Lessons in the first degree
High School students learn about local laws
Moffat County High School students did their own investigation of local laws that impact their age group.
For 45 minutes they posed questions to
K.C. Hume, chief investigator with the Moffat County Sheriff’s Department.
The questions included whether patrol officers intentionally follow teenagers, if a driver can get a ticket if a passenger in his or her vehicle litters, and why a minor loses his or her license if arrested for underage drinking. They also asked what is the longest an officer can follow someone in a vehicle and how does one perform a citizen’s arrest.
“They’re very interested in laws that affect them,” said American Government teacher Liane Davis-Kling.
Hume’s question-and-answer session was part of Law Week for juniors and seniors in American Government class at MCHS.
For more than 10 years, Davis-Kling and Judge Mary Lynne James have teamed up for a law week once a semester for American Government students.
Last week, students participated in a mock advisory hearing at the Moffat County Courthouse, held a panel discussion on the Colorado vs. Spring case from Moffat County that went to the U.S. Supreme Court in 1986, and took a tour of the Moffat County Public Safety Center.
“The purpose of law week is for students to learn how the judicial branch works from law enforcement to court interpretation,” Davis-Kling said. “It ties everything together so students can learn how the system works.”
Davis-Kling said most students enjoy the jail tour most.
It was junior Jessica Sorensen’s favorite part of the week.
“It was interesting to see the people that actually have to live in it,” she said of the safety center.
It was different than she expected, she said.
“I expected everybody to have their own cell and thought it would be darker,” she said.
She said she also was surprised that there were no bars anywhere to be seen in the facility.

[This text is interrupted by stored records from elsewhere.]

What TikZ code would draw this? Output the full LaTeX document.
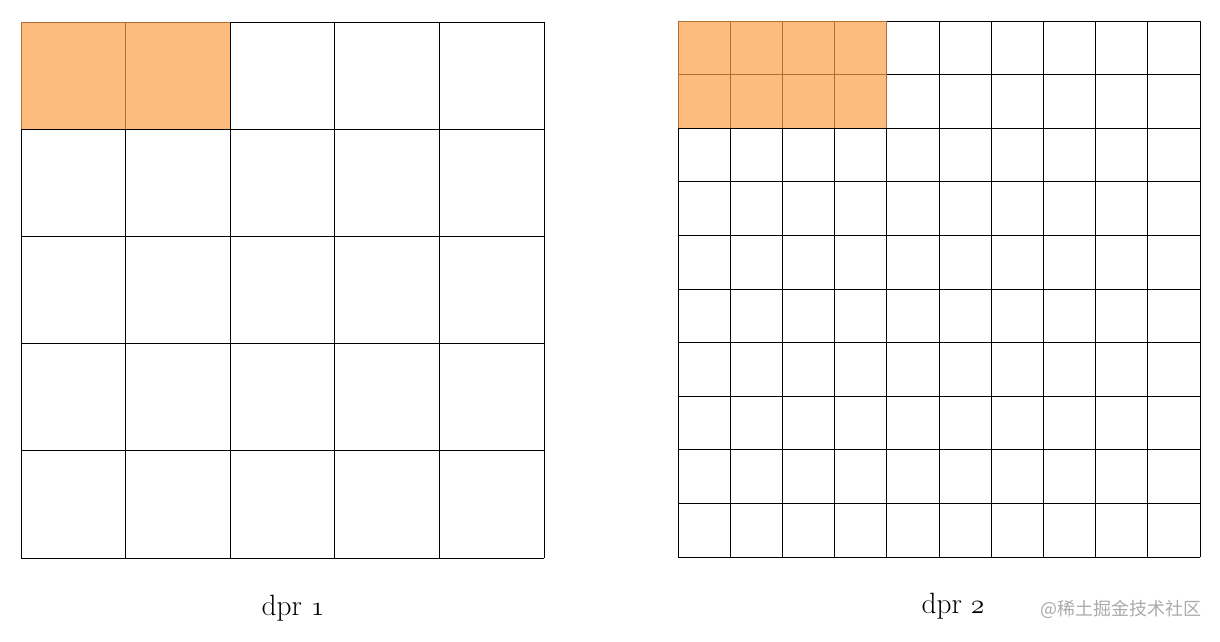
\documentclass[tikz,border=0pt]{standalone}
\usepackage{fontspec}
\newfontfamily\cjk{Noto Sans CJK SC}
\definecolor{hilite}{RGB}{252,160,70}
\definecolor{markgray}{RGB}{170,170,170}

\begin{document}
\begin{tikzpicture}[x=0.75pt, y=-0.75pt,
  gridline/.style={line width=0.6pt, black},
  marked/.style={fill=hilite, fill opacity=0.7},
  caption/.style={font=\fontsize{22}{26}\selectfont}]
\useasboundingbox (0,0) rectangle (1220,642);

\begin{scope}[shift={(21,22)}]
\foreach \i in {0,...,5} {
  \draw[gridline] (104.6*\i,0) -- (104.6*\i,536);
  \draw[gridline] (0,107.2*\i) -- (523,107.2*\i);
}
\fill[marked] (0,0) rectangle (209.2,107.2);
\end{scope}
\node[caption] (dprone) at (293,608) {dpr $\mathnormal{1}$};


\begin{scope}[shift={(678,21)}]
\foreach \i in {0,...,10} {
  \draw[gridline] (52.2*\i,0) -- (52.2*\i,536);
  \draw[gridline] (0,53.6*\i) -- (522,53.6*\i);
}
\fill[marked] (0,0) rectangle (208.8,107.2);
\end{scope}
\node[caption] (dprtwo) at (953,606) {dpr $\mathnormal{2}$};

\node[text=markgray, font=\cjk\fontsize{13.5}{16}\selectfont] (mark) at (1121,609) {@稀土掘金技术社区};
\end{tikzpicture}
\end{document}
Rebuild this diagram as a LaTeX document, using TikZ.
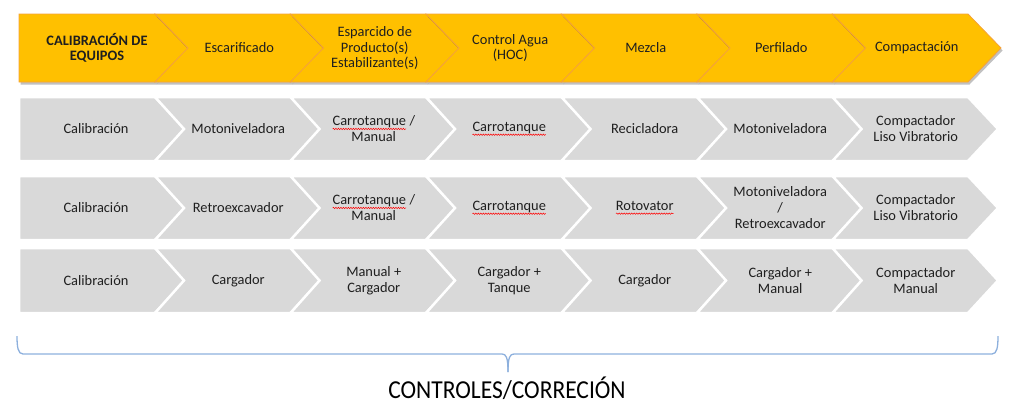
\documentclass[tikz,border=0pt]{standalone}
\usepackage{fontspec}
\setmainfont{Carlito}
\usetikzlibrary{shadows,decorations.pathmorphing}
\definecolor{ygold}{HTML}{FFC000}
\definecolor{yedge}{HTML}{F5A23A}
\definecolor{gfill}{HTML}{D9D9D9}
\definecolor{txt}{HTML}{1F1F1F}
\definecolor{bracec}{HTML}{8DB0DD}
\newcommand\spellwave[1]{\tikz[baseline=(sw.base)]{\node[inner sep=0pt, outer sep=0pt] (sw) {#1};
  \draw[red, line width=0.5pt, decorate, decoration={snake, amplitude=0.7pt, segment length=2.5pt}]
    ([yshift=-3pt]sw.base west) -- ([yshift=-3pt]sw.base east);}}
\tikzset{
  ybox/.style={fill=ygold, draw=yedge, line width=0.8pt, line join=miter,
    drop shadow={shadow xshift=1.5pt, shadow yshift=-2.5pt, opacity=0.35, fill=black!70}},
  gbox/.style={fill=gfill, draw=white, line width=2.5pt, line join=miter},
  lbl/.style={align=center, text=txt, inner sep=0pt, font=\fontsize{14.4}{16}\selectfont},
  bracepath/.style={draw=bracec, line width=1.3pt},
}
\begin{document}
\begin{tikzpicture}[x=1pt, y=-1pt]
\useasboundingbox (0,0) rectangle (1024,413);
% ---- yellow header row
\foreach \t [count=\i from 0] in {{\textbf{CALIBRACIÓN DE}\\\textbf{EQUIPOS}},{Escarificado},{Esparcido de\\Producto(s)\\Estabilizante(s)},{Control Agua\\(HOC)},{Mezcla},{Perfilado},{Compactación}} {
  \pgfmathsetmacro\xR{155+135.5*\i}
  \pgfmathsetmacro\xL{\i==0 ? 19 : 155+135.5*(\i-1)}
  \pgfmathsetmacro\nd{\i==0 ? 0 : 33}
  \pgfmathsetmacro\xc{\i==0 ? 97 : (\xL+\xR+33)/2}
  \path[ybox] (\xL,14) -- (\xR,14) -- (\xR+33,48) -- (\xR,82) -- (\xL,82) -- (\xL+\nd,48) -- cycle;
  \node[lbl, font=\fontsize{14.4}{15.5}\selectfont] (y\i) at (\xc,48) {\t};
}
% ---- gray rows
\foreach \yt/\yb/\rname/\texts in {
  97/161/a/{{Calibración},{Motoniveladora},{\spellwave{Carrotanque} /\\Manual},{\spellwave{Carrotanque}},{Recicladora},{Motoniveladora},{Compactador\\Liso Vibratorio}},
  176/240/b/{{Calibración},{Retroexcavador},{\spellwave{Carrotanque} /\\Manual},{\spellwave{Carrotanque}},{\spellwave{Rotovator}},{Motoniveladora\\/\\Retroexcavador},{Compactador\\Liso Vibratorio}},
  248/313/c/{{Calibración},{Cargador},{Manual +\\Cargador},{Cargador +\\Tanque},{Cargador},{Cargador +\\Manual},{Compactador\\Manual}}} {
  \pgfmathsetmacro\ym{(\yt+\yb)/2}
  \foreach \t [count=\i from 0] in \texts {
    \pgfmathsetmacro\xR{155+135.5*\i}
    \pgfmathsetmacro\xL{\i==0 ? 19 : 155+135.5*(\i-1)}
    \pgfmathsetmacro\nd{\i==0 ? 0 : 29}
    \pgfmathsetmacro\xc{\i==0 ? 96 : (\xL+\xR+31)/2}
    \path[gbox] (\xL,\yt) -- (\xR,\yt) -- (\xR+30,\ym) -- (\xR,\yb) -- (\xL,\yb) -- (\xL+\nd,\ym) -- cycle;
    \node[lbl] (\rname\i) at (\xc,\ym) {\t};
  }
}
% ---- brace
\path[bracepath] (17,336) .. controls (17,347) and (18,354) .. (23,354) -- (502,354)
  .. controls (506,354) and (508,357) .. (508,372);
\path[bracepath] (998,336) .. controls (998,347) and (997,354) .. (992,354) -- (514,354)
  .. controls (510,354) and (508,357) .. (508,372);
\node[inner sep=0pt, text=black] (ctrl) at (507,388) {\scalebox{1}[1.1]{\fontsize{23.5}{26}\selectfont CONTROLES/CORRECIÓN}};
\end{tikzpicture}
\end{document}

“I would like to spend more time at the jail and learn more about law enforcement,” she said.
Junior Kurt Anderson agreed that the safety center tour was interesting, but said he also benefited from another activity.
“I liked asking the cop and judge questions,” he said. “It helped me to know what I can and can’t
get away with.”
Davis-Kling said another highlight of the week was a fake arrest conducted by local law enforcement officials on two students who volunteered to be arrested for a mock advisory hearing.
“They pulled up behind the school bus, arrested them and took them to court,” she said.
The mock advisory hearing was based on a Moffat County murder case from the early 1980s that eventually made it to the U.S. Supreme Court.
Convicted murder John Spring was sentenced to life in prison for the murder of his friend Donald Walker in 1979.
Spring appealed his conviction on the grounds that his statements to investigators from three interrogation sessions should have been excluded from testimony at trial under the provisions of the Miranda v. Arizona case.
The case was taken to the U.S. Supreme Court, which ruled that the trial judge had not made errors that would warrant an appeal.
Davis-Kling said she hoped the significance of Spring’s case would stimulate students’ interest in law at a local level.
American Government teacher JoAnne Baxter, whose students also participated in law week, said the activities conducted during the week open students’ eyes to how law works.
“It affects their lives,” she said. “They sometimes don’t think the law does.”
Baxter said Davis-Kling deserves credit for a beneficial program for local students.
“She does an excellent job of setting all of this up,” she said. “It’s an excellent experience for the kids.”